Where does leadership come in?

“For me, leadership is absolutely critical,” continues Sue. “By this I mean all aspects of leadership, but senior leaders play a significant role in making change happen and moving organisations forward to lift their values. This is particularly the case in terms of inclusive initiatives. 

“Strong leadership is so fundamental in terms of an organisation’s journey to becoming a menopause friendly organisation. It’s the mark of an organisation when the importance of understanding menopause is there throughout the entire organisation. It’s about embedding it fully in your business culture, and the process being driven, directed and championed by senior leaders. 

“It’s critical for cultural change and it’s critical to make menopause be understood and supported in the workplace.”

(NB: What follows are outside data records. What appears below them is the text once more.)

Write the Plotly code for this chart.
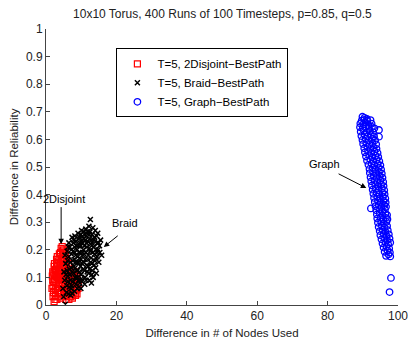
import plotly.graph_objects as go

# ---- data ----
red_x = [2.3, 2.7, 1.9, 2.2, 2.5, 2.0, 2.6, 1.8, 2.4, 2.9,
         3.1, 3.3, 2.8, 3.4, 3.0, 3.6, 3.2, 3.5, 3.7, 3.9,
         4.1, 4.3, 4.6, 4.0, 4.4, 4.8, 4.2, 4.5, 4.7, 4.1,
         5.0, 5.2, 4.9, 5.3, 5.1, 5.4, 5.0, 5.5, 5.7, 5.6,
         5.8, 6.0, 6.2, 6.1, 6.4, 6.3, 6.6, 6.8, 6.5, 7.0,
         7.2, 7.4, 7.1, 7.6, 7.8, 8.0, 8.2, 8.5, 8.7, 8.9,
         9.1, 8.4, 7.9, 7.5, 6.9, 3.8, 3.3, 2.1, 2.6, 4.6,
         5.9, 5.3, 4.4, 3.6, 2.9, 3.9, 4.9, 6.7, 7.3, 8.1,
         2.4, 3.0, 4.2, 5.6, 6.1,
         1.7, 2.0, 2.2, 2.8, 2.6, 3.1, 3.4, 3.8, 3.5, 3.2,
         4.0, 4.3, 4.5, 4.8, 4.3, 4.7, 5.2, 5.4, 5.8, 6.3,
         6.6, 7.0, 7.3, 7.7, 8.2, 8.6, 8.8, 9.2, 7.9, 6.9,
         2.3, 2.7, 1.9, 3.6, 4.1]
red_y = [0.012, 0.035, 0.090, 0.115, 0.128, 0.070, 0.055, 0.105, 0.095, 0.130,
         0.020, 0.060, 0.082, 0.112, 0.142, 0.160, 0.175, 0.090, 0.045, 0.125,
         0.190, 0.205, 0.212, 0.150, 0.170, 0.185, 0.105, 0.135, 0.070, 0.040,
         0.200, 0.165, 0.145, 0.120, 0.095, 0.080, 0.050, 0.180, 0.140, 0.110,
         0.060, 0.030, 0.085, 0.125, 0.150, 0.045, 0.100, 0.070, 0.020, 0.115,
         0.050, 0.090, 0.030, 0.125, 0.065, 0.040, 0.100, 0.075, 0.055, 0.090,
         0.060, 0.035, 0.110, 0.025, 0.040, 0.185, 0.145, 0.045, 0.020, 0.165,
         0.160, 0.035, 0.060, 0.075, 0.105, 0.095, 0.115, 0.130, 0.100, 0.120,
         0.150, 0.165, 0.025, 0.020, 0.050,
         0.060, 0.030, 0.085, 0.060, 0.110, 0.100, 0.030, 0.060, 0.125, 0.155,
         0.075, 0.090, 0.120, 0.095, 0.155, 0.195, 0.140, 0.190, 0.090, 0.070,
         0.040, 0.085, 0.060, 0.045, 0.065, 0.105, 0.040, 0.080, 0.085, 0.100,
         0.140, 0.125, 0.120, 0.105, 0.120]

black_x = [5.5, 5.0, 6.4, 7.4, 8.1, 7.0,
           4.8, 5.3, 5.1, 5.6, 5.4, 6.0, 5.9, 6.2, 6.6, 6.1,
           6.8, 7.2, 7.0, 6.9, 7.5, 7.3, 7.8, 7.7, 8.0, 7.9,
           8.3, 8.5, 8.2, 8.6, 8.8, 8.4, 8.9, 9.0, 9.2, 9.4,
           9.1, 9.5, 9.3, 9.7, 9.6, 9.8, 10.0, 10.2, 10.1, 10.4,
           10.3, 10.6, 10.5, 10.7, 10.9, 11.1, 11.0, 11.3, 11.5, 11.2,
           11.6, 11.4, 11.8, 11.9, 12.1, 12.3, 12.9, 12.2, 12.5, 12.4,
           12.7, 12.6, 12.8, 13.0, 13.2, 13.4, 12.6, 13.3, 13.1, 13.6,
           13.5, 13.8, 13.9, 14.1, 14.3, 14.0, 14.4, 14.6, 14.8, 14.5,
           15.0, 15.2, 15.5, 15.8, 15.3, 14.7,
           8.7, 9.9, 10.8, 11.7, 12.0, 9.4, 10.3, 8.1, 7.4, 6.5,
           5.8, 6.3, 6.7, 7.1, 7.6, 8.2, 8.7, 9.2, 9.8, 10.6,
           6.0, 6.5, 7.2, 7.7, 8.3, 8.9, 9.5, 9.9, 10.4, 10.9,
           11.3, 11.8, 12.3, 12.9, 13.4, 13.8, 14.2, 14.6, 14.9, 13.7,
           13.0, 12.4, 11.6, 11.1, 10.6, 10.1, 9.6, 8.9, 9.9, 11.4,
           12.7, 12.2, 11.5, 10.2, 9.0, 8.4, 7.8, 7.1, 6.6, 5.7,
           6.3, 7.9, 9.6, 11.9, 13.3, 14.2, 12.8, 10.8, 9.3, 8.6]
black_y = [0.003, 0.030, 0.040, 0.043, 0.050, 0.035,
           0.060, 0.090, 0.120, 0.150, 0.180, 0.195, 0.070, 0.105, 0.130, 0.160,
           0.210, 0.185, 0.155, 0.090, 0.120, 0.070, 0.225, 0.195, 0.165, 0.140,
           0.100, 0.075, 0.250, 0.230, 0.200, 0.180, 0.155, 0.125, 0.090, 0.065,
           0.260, 0.245, 0.215, 0.190, 0.170, 0.140, 0.110, 0.085, 0.270, 0.250,
           0.225, 0.200, 0.180, 0.155, 0.125, 0.100, 0.075, 0.275, 0.260, 0.235,
           0.210, 0.190, 0.165, 0.140, 0.115, 0.090, 0.080, 0.285, 0.265, 0.240,
           0.220, 0.195, 0.170, 0.150, 0.125, 0.100, 0.310, 0.280, 0.255, 0.235,
           0.210, 0.185, 0.160, 0.135, 0.115, 0.270, 0.250, 0.225, 0.200, 0.175,
           0.155, 0.215, 0.235, 0.180, 0.190, 0.260,
           0.125, 0.215, 0.240, 0.120, 0.180, 0.190, 0.150, 0.210, 0.245, 0.225,
           0.045, 0.085, 0.110, 0.135, 0.160, 0.190, 0.215, 0.240, 0.255, 0.265,
           0.125, 0.175, 0.200, 0.085, 0.135, 0.100, 0.120, 0.165, 0.190, 0.215,
           0.250, 0.265, 0.255, 0.235, 0.220, 0.245, 0.200, 0.190, 0.225, 0.145,
           0.110, 0.130, 0.145, 0.165, 0.130, 0.095, 0.080, 0.060, 0.060, 0.090,
           0.155, 0.205, 0.225, 0.235, 0.175, 0.155, 0.115, 0.060, 0.065, 0.110,
           0.210, 0.235, 0.225, 0.230, 0.190, 0.170, 0.200, 0.185, 0.155, 0.095]

blue_x = [89.9, 90.5, 91.2,
          89.7, 90.4, 91.3, 92.2,
          89.3, 90.1, 90.8, 91.6, 92.5,
          89.2, 90.0, 90.9, 91.8, 92.6, 93.3,
          89.4, 90.3, 91.1, 92.0, 92.9, 94.6,
          89.6, 90.5, 91.4, 92.3, 93.2, 94.6,
          89.9, 90.8, 91.7, 92.6, 93.5,
          90.1, 91.0, 91.9, 92.8, 93.8,
          90.4, 91.3, 92.2, 93.1, 93.9,
          90.6, 91.5, 92.4, 93.3, 94.2,
          90.9, 91.8, 92.7, 93.6, 94.4,
          91.2, 92.1, 93.0, 93.9, 94.7,
          91.6, 92.5, 93.3, 94.2, 95.0,
          91.9, 92.8, 93.6, 94.5, 95.2,
          92.0, 92.9, 93.8, 94.6, 95.4,
          92.2, 93.1, 94.0, 94.8, 95.6,
          92.4, 93.3, 94.2, 95.0, 95.8,
          92.6, 93.5, 94.4, 95.2, 95.9,
          92.8, 93.7, 94.5, 95.4, 96.1,
          93.0, 93.9, 94.7, 95.6, 96.2,
          93.2, 94.1, 94.9, 95.7, 96.4,
          93.4, 94.3, 95.1, 95.9, 96.5,
          93.6, 94.5, 95.3, 96.1, 96.6,
          92.3, 93.8, 94.7, 95.5, 96.3,
          94.0, 94.8, 95.6, 96.4, 96.9,
          94.1, 95.0, 95.8, 96.6, 97.0,
          94.3, 95.2, 96.0, 96.7,
          94.5, 95.4, 96.2, 96.9,
          94.8, 95.6, 96.4, 97.1,
          95.0, 95.9, 96.7, 97.4,
          95.3, 96.1, 96.9, 97.6,
          95.6, 96.4, 97.2, 97.8,
          95.9, 96.7, 97.5,
          96.2, 97.0, 97.7,
          96.6, 97.3, 97.8,
          98.0, 97.6]
blue_y = [0.682, 0.678, 0.674,
          0.668, 0.671, 0.666, 0.670,
          0.658, 0.655, 0.661, 0.652, 0.657,
          0.644, 0.641, 0.647, 0.639, 0.645, 0.640,
          0.628, 0.632, 0.625, 0.630, 0.626, 0.634,
          0.612, 0.618, 0.610, 0.616, 0.611, 0.610,
          0.598, 0.603, 0.595, 0.601, 0.597,
          0.583, 0.588, 0.580, 0.586, 0.582,
          0.568, 0.573, 0.565, 0.571, 0.566,
          0.553, 0.558, 0.550, 0.556, 0.551,
          0.538, 0.543, 0.535, 0.541, 0.536,
          0.523, 0.528, 0.520, 0.526, 0.521,
          0.508, 0.513, 0.505, 0.511, 0.506,
          0.493, 0.498, 0.490, 0.496, 0.491,
          0.478, 0.483, 0.475, 0.481, 0.476,
          0.463, 0.468, 0.460, 0.466, 0.461,
          0.448, 0.453, 0.445, 0.451, 0.446,
          0.433, 0.438, 0.430, 0.436, 0.431,
          0.418, 0.423, 0.415, 0.421, 0.416,
          0.403, 0.408, 0.400, 0.406, 0.401,
          0.388, 0.393, 0.385, 0.391, 0.386,
          0.373, 0.378, 0.370, 0.376, 0.371,
          0.358, 0.363, 0.355, 0.361, 0.356,
          0.350, 0.343, 0.348, 0.340, 0.346,
          0.328, 0.333, 0.325, 0.331, 0.326,
          0.313, 0.318, 0.310, 0.316, 0.311,
          0.298, 0.303, 0.295, 0.301,
          0.283, 0.288, 0.280, 0.286,
          0.268, 0.273, 0.265, 0.271,
          0.253, 0.258, 0.250, 0.256,
          0.238, 0.243, 0.235, 0.241,
          0.223, 0.228, 0.220, 0.226,
          0.208, 0.213, 0.205,
          0.193, 0.198, 0.190,
          0.178, 0.183, 0.176,
          0.098, 0.047]

x_range = [0, 100]
y_range = [0, 1]
x_dtick = 20
y_dtick = 0.1

FONT = "Liberation Sans, Arial, Helvetica, sans-serif"

fig = go.Figure()
fig.add_trace(go.Scatter(
    x=red_x, y=red_y, mode="markers", name="T=5, 2Disjoint\u2212BestPath",
    marker=dict(symbol="square-open", size=6, color="#ff0000",
                line=dict(width=1.2, color="#ff0000"))))
fig.add_trace(go.Scatter(
    x=black_x, y=black_y, mode="markers", name="T=5, Braid\u2212BestPath",
    marker=dict(symbol="x-thin-open", size=5, color="#000000",
                line=dict(width=1.5, color="#000000"))))
fig.add_trace(go.Scatter(
    x=blue_x, y=blue_y, mode="markers", name="T=5, Graph\u2212BestPath",
    marker=dict(symbol="circle-open", size=6.5, color="#0000ff",
                line=dict(width=1.3, color="#0000ff"))))

# text labels
for txt, tx, ty in [("2Disjoint", 5.1, 0.384), ("Braid", 22.4, 0.297), ("Graph", 79.0, 0.51)]:
    fig.add_annotation(x=tx, y=ty, text=txt, showarrow=False,
                       font=dict(family=FONT, size=11, color="#000000"))
# arrows
for hx, hy, tx, ty in [(4.3, 0.22, 4.3, 0.36), (16.4, 0.21, 20.8, 0.255), (91.0, 0.424, 82.7, 0.478)]:
    fig.add_annotation(x=hx, y=hy, ax=tx, ay=ty, xref="x", yref="y", axref="x", ayref="y",
                       text="", showarrow=True, arrowhead=2, arrowsize=1.1, arrowwidth=1,
                       arrowcolor="#000000")

axis_common = dict(showgrid=False, zeroline=False, showline=True, linecolor="#444444",
                   linewidth=1, ticks="inside", ticklen=4, tickcolor="#444444",
                   ticklabeloverflow="allow", automargin=False,
                   tickfont=dict(family=FONT, size=12, color="#222222"), mirror=False)

fig.update_layout(
    width=408, height=339,
    margin=dict(l=46, r=10, t=29, b=34),
    paper_bgcolor="white", plot_bgcolor="white",
    title=dict(text="10x10 Torus, 400 Runs of 100 Timesteps, p=0.85, q=0.5",
               x=0.545, xanchor="center", y=0.958, yanchor="middle",
               font=dict(family=FONT, size=12, color="#222222")),
    xaxis=dict(range=x_range, tickmode="linear", tick0=0, dtick=x_dtick,
               title=dict(text="Difference in # of Nodes Used", standoff=7,
                          font=dict(family=FONT, size=11.5, color="#222222")),
               **axis_common),
    yaxis=dict(range=y_range, tickmode="linear", tick0=0, dtick=y_dtick,
               title=dict(text="Difference in Reliability", standoff=4,
                          font=dict(family=FONT, size=11.5, color="#222222")),
               **axis_common),
    legend=dict(x=0.2, y=0.93, xanchor="left", yanchor="top",
                bgcolor="white", bordercolor="#000000", borderwidth=1,
                font=dict(family=FONT, size=11.5, color="#000000"),
                itemsizing="trace", tracegroupgap=0),
    showlegend=True,
)

fig.write_html("out.html")
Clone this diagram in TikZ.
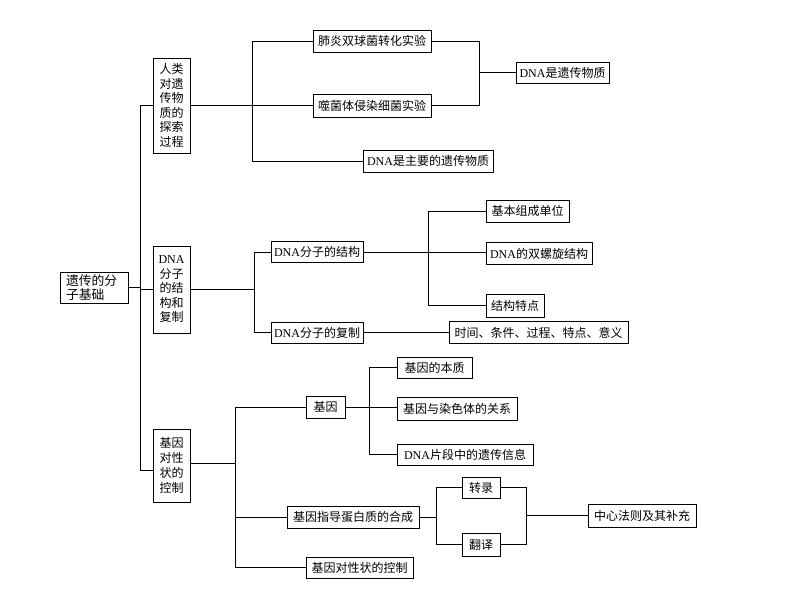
\documentclass[tikz,border=0pt]{standalone}
\usepackage{fontspec}
\setmainfont{Noto Sans CJK SC}
\newfontfamily\lat{Liberation Serif}
\usetikzlibrary{shadows}
\newcommand\DNA{{\lat DNA}}
\newcommand\fs{\fontsize{12}{14.5}\selectfont}
\begin{document}
\begin{tikzpicture}[x=1pt,y=-1pt,
  ln/.style={line width=0.9pt, draw=black},
  box/.style={draw=black, line width=0.9pt, fill=white, inner sep=0pt,
    font=\fs, minimum height=22pt,
    drop shadow={shadow xshift=0.9pt, shadow yshift=-0.9pt, fill=black!40, opacity=1}},
  vbox/.style={box, align=center, text width=#1},
  vbox/.default=37pt]
\useasboundingbox (0,0) rectangle (794,596);
\fill[white] (0,0) rectangle (794,596);

% root and level 1
\node[box, align=left, minimum width=68pt, minimum height=31pt, text width=56pt, font=\fontsize{12.8}{14.5}\selectfont] (root) at (94,287.5) {遗传的分\\子基础};
\node[vbox, minimum height=95pt] (a) at (171.5,105.5) {人类\\对遗\\传物\\质的\\探索\\过程};
\node[vbox, minimum height=87pt] (b) at (171.5,289.5) {\DNA\\分子\\的结\\构和\\复制};
\node[vbox, minimum height=73pt, font=\fontsize{12}{15}\selectfont] (c) at (171.5,465.5) {基因\\对性\\状的\\控制};

% group A
\node[box, minimum width=118pt] (a1) at (372,41) {肺炎双球菌转化实验};
\node[box, minimum width=118pt, minimum height=23pt] (a2) at (372,105.5) {噬菌体侵染细菌实验};
\node[box, minimum width=130pt] (a3) at (428,161) {\DNA 是主要的遗传物质};
\node[box, minimum width=93pt, minimum height=21pt] (a4) at (562.5,72.5) {\DNA 是遗传物质};

% group B
\node[box, minimum width=92pt, minimum height=21pt] (b1) at (317,252) {\DNA 分子的结构};
\node[box, minimum width=92pt, minimum height=21pt] (b2) at (317,332.5) {\DNA 分子的复制};
\node[box, minimum width=83pt] (b11) at (527.5,211) {基本组成单位};
\node[box, minimum width=106pt] (b12) at (539,253.5) {\DNA 的双螺旋结构};
\node[box, minimum width=58pt, minimum height=23pt] (b13) at (515,305.5) {结构特点};
\node[box, minimum width=179pt] (b21) at (538.5,332.5) {时间、条件、过程、特点、意义};

% group C
\node[box, minimum width=39pt] (c1) at (325.5,407) {基因};
\node[box, minimum width=132pt] (c2) at (353,517) {基因指导蛋白质的合成};
\node[box, minimum width=107pt, minimum height=21pt] (c3) at (359.5,567.5) {基因对性状的控制};
\node[box, minimum width=75pt, minimum height=21pt] (c11) at (434.5,367.5) {基因的本质};
\node[box, minimum width=120pt, minimum height=23pt] (c12) at (457,408.5) {基因与染色体的关系};
\node[box, minimum width=136pt, minimum height=21pt] (c13) at (465,454.5) {\DNA 片段中的遗传信息};
\node[box, minimum width=38pt, minimum height=21pt] (c21) at (481,487.5) {转录};
\node[box, minimum width=38pt, minimum height=23pt] (c22) at (481,544.5) {翻译};
\node[box, minimum width=108pt, minimum height=23pt] (c23) at (642,515.5) {中心法则及其补充};

% junction coordinates
\coordinate (tr) at (140,0);
\coordinate (ja) at (252,0);
\coordinate (jb) at (479,0);
\coordinate (jB) at (254,0);
\coordinate (jC) at (428,0);
\coordinate (jD) at (235,0);
\coordinate (jE) at (369,0);
\coordinate (jF) at (436,0);
\coordinate (jG) at (526,0);
\coordinate (cw) at ([yshift=-5pt]c.west);
\coordinate (ce) at ([yshift=2.5pt]c.east);

% trunk
\draw[ln] (a.west) -- (a.west -| tr) -- (tr |- cw) -- (cw);
\draw[ln] (root.east) -- (root.east -| tr);
\draw[ln] (b.west) -- (b.west -| tr);
% group A
\draw[ln] (a.east) -- (a.east -| ja);
\draw[ln] (a1.west) -| (ja |- a3.west) -- (a3.west);
\draw[ln] (a2.west) -- (a2.west -| ja);
\draw[ln] (a1.east) -| (jb |- a2.east) -- (a2.east);
\draw[ln] (a4.west) -- (a4.west -| jb);
% group B
\draw[ln] (b.east) -- (b.east -| jB);
\draw[ln] (b1.west) -| (jB |- b2.west) -- (b2.west);
\draw[ln] (b11.west) -| (jC |- b13.west) -- (b13.west);
\draw[ln] (b1.east) -- (b1.east -| b12.west);
\draw[ln] (b2.east) -- (b2.east -| b21.west);
% group C
\draw[ln] (ce) -- (ce -| jD);
\draw[ln] (c1.west) -| (jD |- c3.west) -- (c3.west);
\draw[ln] (c2.west) -- (c2.west -| jD);
\draw[ln] (c11.west) -| (jE |- c13.west) -- (c13.west);
\draw[ln] (c1.east) -- (c1.east -| c12.west);
\draw[ln] (c21.west) -| (jF |- c22.west) -- (c22.west);
\draw[ln] (c2.east) -- (c2.east -| jF);
\draw[ln] (c21.east) -| (jG |- c22.east) -- (c22.east);
\draw[ln] (c23.west) -- (c23.west -| jG);
\end{tikzpicture}
\end{document}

Sue’s experience was that, by involving every member of her organisation, she created new thinking about the importance of menopause support. This has led her to believe, emphatically, that menopause education is for everyone – not just menopausal women. 

“Some of the initial resistance we faced came from younger women, or men, who just felt the issue didn’t affect them,” she says. “There is so little education about menopause – it’s not taught in schools – that many women didn’t even know menopause can happen when they’re younger. 

“We had so much positive feedback after the events, with men telling us they felt they could be better managers and partners, and women telling us they felt listened to and supported. My advice to organisations is don’t fall into the trap of thinking menopause is a ‘women’s issue’ and don’t be put off if you get some resistance at first.”

As one of the early champions of menopause in the workplace support, what advice would Sue give to anyone looking to become menopause friendly? 

“You have to do it. You have to listen and maybe hear uncomfortable truths. Understand the consequences of not being responsive to broader thinking and being more inclusive. No workforce is completely male or female. It’s really important to make sure that we not only espouse inclusive policy, but bring such policies to life. There’s a clear business case for this in terms of improved absence rates, reduced recruitment costs, and less risk of legal implications such as tribunals.

“Be tenacious. The results we saw from bringing in a menopause in the workplace policy and surrounding supportive measures were quite astonishing.”